When I teach Novel Revision Retreats, I need a variety of ways to explain this thing called “revision.” Lately, two ideas have helped.
Plot: Aiming for Bull’s Eye
There are two things novelists must do when writing a story. First is figure out “what story are you telling?” Second is “what is the best way to tell that story?”
What story are you Telling. This is a plot question.
Especially when talking about the plot of a novel, a metaphor that helps me is to think of a draft as an arrow that hits a target. The first draft is way off bull’s eye. The second draft hits one ring closer to the center because you focused on selecting great scenes, revised those scenes, layered plot layers and subplots, all the while avoiding the most common pitfalls. Successive drafts should sharpen your aim, until you’re hitting in the red circle.
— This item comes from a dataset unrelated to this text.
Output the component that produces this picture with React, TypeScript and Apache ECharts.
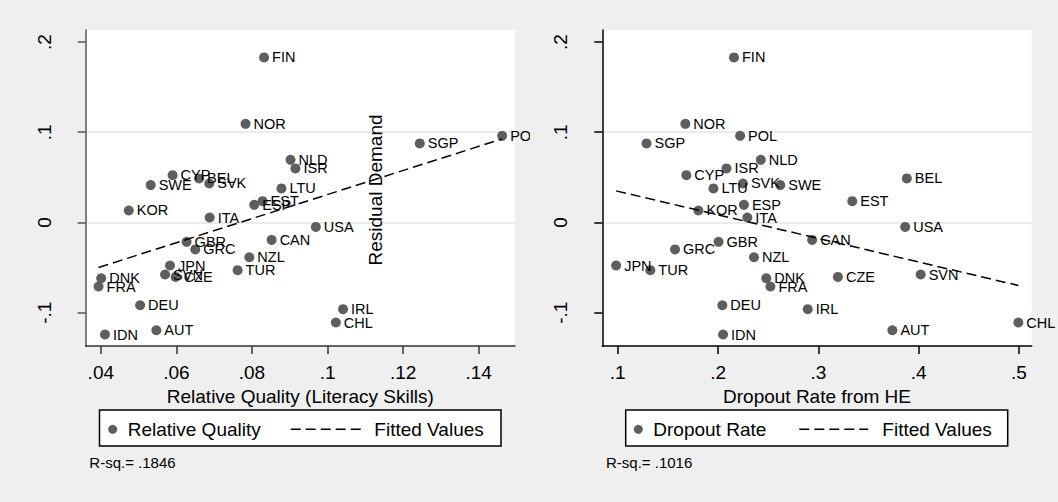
import React, { useEffect, useRef } from "react";
import * as echarts from "echarts";

// ---- data ----
const countries = ["FIN","NOR","SGP","POL","NLD","ISR","CYP","BEL","SWE","SVK","LTU","KOR","ITA","EST","ESP","USA","CAN","GBR","GRC","NZL","JPN","TUR","SVN","CZE","DNK","FRA","DEU","IRL","CHL","AUT","IDN"];
const residualDemand = [0.1829,0.1093,0.0876,0.0960,0.0694,0.0599,0.0524,0.0488,0.0414,0.0432,0.0377,0.0133,0.0055,0.0236,0.0195,-0.0049,-0.0193,-0.0215,-0.0299,-0.0385,-0.0477,-0.0529,-0.0577,-0.0603,-0.0618,-0.0710,-0.0917,-0.0961,-0.1109,-0.1194,-0.1242];
const relativeQuality = [0.0832,0.0783,0.1244,0.1462,0.0902,0.0915,0.0590,0.0660,0.0532,0.0687,0.0878,0.0474,0.0688,0.0828,0.0806,0.0969,0.0852,0.0627,0.0650,0.0793,0.0583,0.0762,0.0570,0.0598,0.0401,0.0394,0.0504,0.1041,0.1022,0.0547,0.0411];
const dropoutRate = [0.2159,0.1674,0.1287,0.2220,0.2426,0.2084,0.1684,0.3882,0.2620,0.2248,0.1954,0.1804,0.2292,0.3338,0.2258,0.3866,0.2938,0.2005,0.1571,0.2358,0.0984,0.1325,0.4020,0.3195,0.2481,0.2522,0.2043,0.2894,0.4994,0.3738,0.2050];

const qualityFitX = [0.0394, 0.1462];
const qualityFitY = [-0.0499, 0.0926];
const dropoutFitX = [0.0984, 0.4994];
const dropoutFitY = [0.0350, -0.0698];

const qualityTicks = [0.04, 0.06, 0.08, 0.1, 0.12, 0.14];
const dropoutTicks = [0.1, 0.2, 0.3, 0.4, 0.5];
const residualTicks = [-0.1, 0, 0.1, 0.2];

const rsqQuality = "R-sq.= .1846";
const rsqDropout = "R-sq.= .1016";

// ---- style ----
const FONT = "'Liberation Sans', Arial, Helvetica, sans-serif";
const BG = "#efefef";
const MARK = "#5e5e5e";

const fmt = (v: number) => {
  if (Math.abs(v) < 1e-9) return "0";
  const s = String(+v.toFixed(3));
  return s.replace(/^(-?)0\./, "$1.");
};

function xAxisCfg(gridIndex: number, min: number, max: number, ticks: number[], name: string, axisColor: string) {
  return {
    type: "value",
    gridIndex,
    min,
    max,
    name,
    nameLocation: "middle",
    nameGap: 34,
    nameTextStyle: { fontFamily: FONT, fontSize: 19, color: "#000" },
    axisLine: { show: true, onZero: false, lineStyle: { color: axisColor, width: 1.5 } },
    axisTick: { show: true, inside: false, length: 8, customValues: ticks, lineStyle: { color: axisColor, width: 1.5 } },
    axisLabel: { customValues: ticks, margin: 17, fontFamily: FONT, fontSize: 19, color: "#000", formatter: fmt },
    splitLine: { show: false },
  };
}

function yAxisCfg(gridIndex: number, axisColor: string) {
  return {
    type: "value",
    gridIndex,
    min: -0.1369,
    max: 0.2133,
    axisLine: { show: true, onZero: false, lineStyle: { color: axisColor, width: 1.5 } },
    axisTick: { show: true, inside: false, length: 8, customValues: residualTicks, lineStyle: { color: axisColor, width: 1.5 } },
    axisLabel: { customValues: residualTicks, rotate: 90, margin: 32, fontFamily: FONT, fontSize: 19, color: "#000", formatter: fmt },
    splitLine: { show: true, showMinLine: false, showMaxLine: false, lineStyle: { color: "#e4e4e4", width: 1.5 } },
  };
}

function scatterSeries(name: string, xs: number[], axisIndex: number) {
  return {
    name,
    type: "scatter",
    xAxisIndex: axisIndex,
    yAxisIndex: axisIndex,
    symbol: "circle",
    symbolSize: 10,
    itemStyle: { color: MARK, opacity: 1 },
    label: {
      show: true,
      position: "right",
      distance: 3,
      formatter: "{b}",
      fontFamily: FONT,
      fontSize: 14.5,
      color: "#000",
    },
    data: countries.map((c, i) => ({ name: c, value: [xs[i], residualDemand[i]] })),
    z: 3,
  };
}

function fitSeries(xs: number[], ys: number[], axisIndex: number) {
  return {
    name: "Fitted Values",
    type: "line",
    xAxisIndex: axisIndex,
    yAxisIndex: axisIndex,
    symbol: "none",
    lineStyle: { color: "#000", width: 1.5, type: [10, 5] },
    data: xs.map((x, i) => [x, ys[i]]),
    z: 4,
  };
}

function legendGroup(x0: number, x1: number, dotX: number, label1: string, dashX0: number, dashX1: number, label2X: number) {
  const cy = 429.3;
  return [
    { type: "rect", shape: { x: x0, y: 410, width: x1 - x0, height: 36 }, style: { fill: "#fff", stroke: "#000", lineWidth: 1.5 }, z: 50 },
    { type: "circle", shape: { cx: dotX, cy, r: 4.5 }, style: { fill: MARK }, z: 51 },
    { type: "text", x: dotX + 15, y: cy, style: { text: label1, fontFamily: FONT, fontSize: 19, fill: "#000", align: "left", verticalAlign: "middle" }, z: 51 },
    { type: "line", shape: { x1: dashX0, y1: cy, x2: dashX1, y2: cy }, style: { stroke: "#000", lineWidth: 1.5, lineDash: [10, 5] }, z: 51 },
    { type: "text", x: label2X, y: cy, style: { text: "Fitted Values", fontFamily: FONT, fontSize: 19, fill: "#000", align: "left", verticalAlign: "middle" }, z: 51 },
  ];
}

export default function App() {
  const ref = useRef<HTMLDivElement>(null);

  useEffect(() => {
    document.body.style.margin = "0";
    if (!ref.current) return;
    const chart = echarts.init(ref.current, undefined, { renderer: "svg", width: 1058, height: 502 });
    const option = {
      animation: false,
      backgroundColor: BG,
      tooltip: { show: false },
      grid: [
        { left: 85.7, top: 30, width: 429.3, height: 316, show: true, backgroundColor: "#fff", borderWidth: 0, containLabel: false },
        { left: 602.3, top: 30, width: 429.4, height: 316, show: true, backgroundColor: "#fff", borderWidth: 0, containLabel: false },
      ],
      xAxis: [
        xAxisCfg(0, 0.036, 0.1496, qualityTicks, "Relative Quality (Literacy Skills)", "#333"),
        xAxisCfg(1, 0.0846, 0.5127, dropoutTicks, "Dropout Rate from HE", "#000"),
      ],
      yAxis: [yAxisCfg(0, "#555"), yAxisCfg(1, "#000")],
      series: [
        scatterSeries("Relative Quality", relativeQuality, 0),
        fitSeries(qualityFitX, qualityFitY, 0),
        scatterSeries("Dropout Rate", dropoutRate, 1),
        fitSeries(dropoutFitX, dropoutFitY, 1),
      ],
      graphic: [
        // left sub-graph boundary clips the POL label
        { type: "rect", shape: { x: 530, y: 124, width: 24, height: 22 }, style: { fill: BG }, z: 100 },
        {
          type: "text",
          x: 375.7,
          y: 190,
          rotation: Math.PI / 2,
          style: { text: "Residual Demand", fontFamily: FONT, fontSize: 19, fill: "#000", align: "center", verticalAlign: "middle" },
          z: 60,
        },
        ...legendGroup(99.5, 501, 112.7, "Relative Quality", 290.7, 360.7, 374.3),
        ...legendGroup(625.7, 1007.7, 638.3, "Dropout Rate", 799.3, 868.3, 882.3),
        { type: "text", x: 89.3, y: 462.7, style: { text: rsqQuality, fontFamily: FONT, fontSize: 15, fill: "#000", align: "left", verticalAlign: "middle" }, z: 51 },
        { type: "text", x: 606, y: 462.7, style: { text: rsqDropout, fontFamily: FONT, fontSize: 15, fill: "#000", align: "left", verticalAlign: "middle" }, z: 51 },
      ],
    };
    chart.setOption(option as any);
    return () => chart.dispose();
  }, []);

  return (
    <div style={{ position: "fixed", left: 0, top: 0, width: 1058, height: 502, background: BG, overflow: "hidden" }}>
      <div ref={ref} style={{ width: 1058, height: 502 }} />
    </div>
  );
}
Many stories sell successfully when they just hit that red circle in the middle; the really great stories hit smack in the middle of the bull’s eye. It’s worth that last revision to try to hit exact center.
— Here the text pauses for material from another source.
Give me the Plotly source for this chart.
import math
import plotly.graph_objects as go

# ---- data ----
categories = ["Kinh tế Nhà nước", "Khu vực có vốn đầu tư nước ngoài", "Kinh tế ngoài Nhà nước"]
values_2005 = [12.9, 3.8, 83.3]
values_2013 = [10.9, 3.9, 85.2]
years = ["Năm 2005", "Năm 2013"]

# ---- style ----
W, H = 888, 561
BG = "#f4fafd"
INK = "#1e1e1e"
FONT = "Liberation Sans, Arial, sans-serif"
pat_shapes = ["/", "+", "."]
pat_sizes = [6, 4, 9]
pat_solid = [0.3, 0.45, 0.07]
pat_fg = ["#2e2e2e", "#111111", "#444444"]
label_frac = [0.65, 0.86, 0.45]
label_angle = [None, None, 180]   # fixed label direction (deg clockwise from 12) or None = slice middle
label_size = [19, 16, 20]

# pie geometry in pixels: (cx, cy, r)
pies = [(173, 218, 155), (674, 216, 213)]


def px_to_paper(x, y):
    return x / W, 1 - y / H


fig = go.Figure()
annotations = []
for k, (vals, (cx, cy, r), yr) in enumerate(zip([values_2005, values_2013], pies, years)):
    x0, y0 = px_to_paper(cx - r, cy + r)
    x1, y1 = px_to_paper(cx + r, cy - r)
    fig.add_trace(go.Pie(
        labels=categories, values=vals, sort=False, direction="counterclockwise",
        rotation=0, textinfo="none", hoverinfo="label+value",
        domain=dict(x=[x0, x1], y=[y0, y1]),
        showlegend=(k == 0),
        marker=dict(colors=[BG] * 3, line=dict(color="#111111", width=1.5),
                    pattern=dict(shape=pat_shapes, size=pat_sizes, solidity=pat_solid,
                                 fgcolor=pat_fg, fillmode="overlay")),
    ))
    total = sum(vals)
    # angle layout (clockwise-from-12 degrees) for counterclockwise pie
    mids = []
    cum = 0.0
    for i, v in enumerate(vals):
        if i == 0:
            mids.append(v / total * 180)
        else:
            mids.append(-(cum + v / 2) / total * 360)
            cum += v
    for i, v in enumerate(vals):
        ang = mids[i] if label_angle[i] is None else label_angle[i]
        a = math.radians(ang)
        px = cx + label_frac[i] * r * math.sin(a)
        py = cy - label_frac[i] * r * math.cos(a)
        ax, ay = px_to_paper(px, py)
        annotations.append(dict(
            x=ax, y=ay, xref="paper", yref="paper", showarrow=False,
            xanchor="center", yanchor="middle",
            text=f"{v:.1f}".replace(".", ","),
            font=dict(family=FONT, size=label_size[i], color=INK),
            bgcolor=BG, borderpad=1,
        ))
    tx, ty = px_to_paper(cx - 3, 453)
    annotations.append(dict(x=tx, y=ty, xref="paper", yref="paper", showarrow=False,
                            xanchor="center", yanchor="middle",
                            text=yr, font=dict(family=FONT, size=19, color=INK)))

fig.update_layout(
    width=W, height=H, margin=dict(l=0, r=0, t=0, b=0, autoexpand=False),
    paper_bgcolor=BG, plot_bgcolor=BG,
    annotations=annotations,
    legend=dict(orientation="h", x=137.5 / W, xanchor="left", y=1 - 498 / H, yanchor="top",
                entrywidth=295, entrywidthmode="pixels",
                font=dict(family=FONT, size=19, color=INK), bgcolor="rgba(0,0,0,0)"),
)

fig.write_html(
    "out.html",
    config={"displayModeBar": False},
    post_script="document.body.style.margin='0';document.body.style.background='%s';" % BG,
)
Voice and Character: Sharpen the Focus
What is the Best Way to Tell This Story? The second question is about voice and character.
Generic descriptions, no inner life and a so-so voice — these are indications that your camera lenses needs to be focused. You can do this with great sensory details, showing the character’s attitudes, thoughts, emotions, and by careful attention to language. Each successive draft should sharpen the focus on your character and how s/he views life, in particular, the events of this story. Like hitting bull’s eye, don’t be satisfied with almost-in-focus; work until each detail is sharp and crisp, revealing the inner life of your character.